EDITOR’S NOTE: Anthony L. Jordan is executive director-treasurer of the Baptist General Convention of Oklahoma and former pastor of Northwest Baptist Church in Oklahoma City.
OKLAHOMA CITY (BP) — What began as a beautiful spring morning ended as one of the darkest days in the history of Oklahoma and our nation. I remember the day well. I had spent the early morning in my study at home preparing Sunday messages and was driving toward the church. The beauty of the spring morning made my heart glad and thankful.
At about 9 a.m., I stopped at the intersection west of Integris Baptist Hospital, which provided a full vista of downtown Oklahoma City. Suddenly, there was a loud boom like a bomb had gone off. I looked toward downtown and saw a heavy black cloud of smoke rising. Within minutes, I arrived at the church and turned on the television to see what had occurred. What I saw was mind-numbing.
It was April 19, 1995. Unthinkable and unimaginable, the evil of terrorism had ripped through the heartland and would change our perspective forever. It was an evil that stole 168 souls from us, 19 of whom were innocent children.
Within minutes, reporters were swarming downtown Oklahoma City frantically trying to make sense out of nonsense. Live television coverage gave us the first images of the Alfred P. Murrah Federal Building, or what was left of it.
When the building was identified, our church staff immediately tried to learn who in our congregation worked in the building and sought to find information about them. This same scenario was played out across our city in churches and among families.
We were able to quickly determine the safety of two members of our church who worked at the Murrah Building. Neither were in the building that day. One had decided at the last minute to stop to wash his car, and that 10-minute stop meant the difference between life and death. Over the next few days, we discovered that two people from our church had been killed.
By late afternoon on April 19, we found one of our church members, Patti Hall, in a hospital. Patti worked on the third floor of the Murrah Building and fell from the third floor to the basement. She suffered more than 40 breaks and multiple injuries.
I am going to tell you about a very personal event in regard to Patti and hope you do not misunderstand. Over the next few days following the bombing, Patti clung to life. About 11 p.m. one night, I received a call from a family member telling me that Patti was near death; the nurses believed she would not last the night. I went to the hospital and was given permission to go into her room, where she lay suspended in a special device because she could not lie on a bed.
When I entered her room, as clearly as I have ever heard the voice of the Holy Spirit in my life, He told me to pray that Patti would live. Quietly and obediently, I prayed over her to ask the Father to restore life to her. I left the room and went to pray with the family. Within minutes, Patti began a turnaround that would result in her recovery — this was a God moment. While Patti would suffer much pain and many surgeries through the rest of her life, she became an inspiration to many who suffered so much loss in the bombing.
In the hours and days following the bombing, one thing became clear.
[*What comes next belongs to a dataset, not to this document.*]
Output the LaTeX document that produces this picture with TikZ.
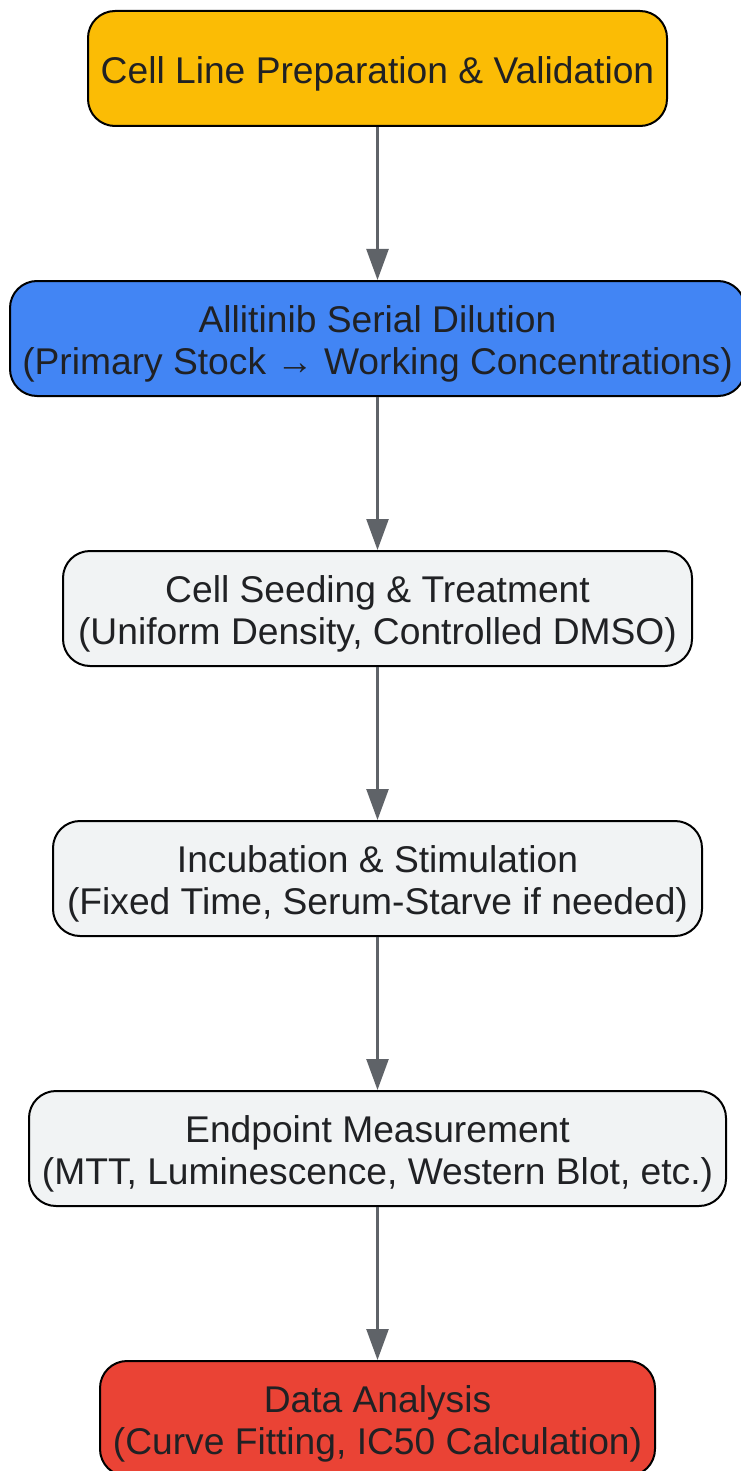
\documentclass[tikz,border=0pt]{standalone}
\usepackage{fontspec}
\setmainfont{Liberation Sans}
\usetikzlibrary{arrows.meta}
\definecolor{prepyellow}{HTML}{FBBC05}
\definecolor{dilblue}{HTML}{4285F4}
\definecolor{steplight}{HTML}{F1F3F4}
\definecolor{resultred}{HTML}{EA4335}
\definecolor{flowgray}{HTML}{5F6368}
\definecolor{textdark}{HTML}{202124}
\newcommand{\lift}{\rule{0pt}{37pt}}
\tikzstyle{stage} = [rectangle, rounded corners=27pt, draw=black, line width=2pt, minimum height=115pt, inner sep=0pt, align=center, text=textdark, font=\fontsize{37.2}{42}\selectfont]
\tikzstyle{flow} = [draw=flowgray, line width=2.5pt, -{Triangle[length=31pt,width=22pt]}]

\begin{document}
\begin{tikzpicture}
    \useasboundingbox (0,0) rectangle (740pt,-1471pt);
    \node[stage, fill=prepyellow, minimum width=579pt] (prep) at (377.5pt,-68.5pt) {\lift Cell Line Preparation \& Validation};
    \node[stage, fill=dilblue, minimum width=735pt] (dilution) at (377.5pt,-338.5pt) {\lift Allitinib Serial Dilution\\(Primary Stock → Working Concentrations)};
    \node[stage, fill=steplight, minimum width=629pt] (seeding) at (377.5pt,-608.5pt) {\lift Cell Seeding \& Treatment\\(Uniform Density, Controlled DMSO)};
    \node[stage, fill=steplight, minimum width=649pt] (incub) at (377.5pt,-878.5pt) {\lift Incubation \& Stimulation\\(Fixed Time, Serum-Starve if needed)};
    \node[stage, fill=steplight, minimum width=697pt] (endpoint) at (377.5pt,-1148.5pt) {\lift Endpoint Measurement\\(MTT, Luminescence, Western Blot, etc.)};
    \node[stage, fill=resultred, minimum width=555pt] (analysis) at (377.5pt,-1418.5pt) {\lift Data Analysis\\(Curve Fitting, IC50 Calculation)};

    \draw[flow] (prep) -- (dilution);
    \draw[flow] (dilution) -- (seeding);
    \draw[flow] (seeding) -- (incub);
    \draw[flow] (incub) -- (endpoint);
    \draw[flow] (endpoint) -- (analysis);
\end{tikzpicture}
\end{document}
Oklahoma faced tragedy in a different way than had been evidenced in other parts of the country and world. Volunteers, companies and first responders rushed to the site to offer themselves, equipment, food and anything needed to help with the search and rescue effort. Rescue teams came from around the world to help.
What these individuals discovered would become known as the Oklahoma Standard. Television and radio would announce a need for water, gloves or boots, and within minutes, long lines of cars formed at the drop-off site and there would be more items than could be used. The heart of Oklahoma people was evident to the world. No need went unmet.
The Sunday following the bombing, churches were filled with worshippers. That Sunday morning, a photographer and a reporter from The New York Times came to our service. The next morning on the front page of The Times was a picture of our teenagers with hands raised worshipping the King of Glory.
I preached on our eternal hope in Christ. For believers, darkness never suffocates the Light. From the darkness of death and destruction, hope shines eternal. Satan and evil may gain apparent victory for a moment or a season but, as believers, we know the end of the Book.
The reporter in our worship service could not get over the triumphant spirit of our worship in the face of such grief and sorrow. Why did Oklahomans face this tragedy so united, and why were they so responsive to any and every need expressed? I answered simply that Oklahomans are, by and large, people of faith. While every person is not a Christian, the Christian ethos covers our state.
I remember walking among the rubble as a volunteer chaplain. I walked beside the crater left by the bomb. Staring up close at the gnarled building, my mind found it hard to comprehend the level of evil displayed. Here, innocent lives were snuffed out without remorse. Satan had hurled a mighty blow. April 19 will be remembered as long as Oklahoma City stands.
April 19, however, will not be remembered for the triumph of evil, but for the victory of faith, love and kindness displayed by the people of the heartland — people from the buckle of the Bible Belt. On that fateful day and in the days that followed, faith, hope, love and goodness would be on display.
The last word to define April 19 is not death, but hope!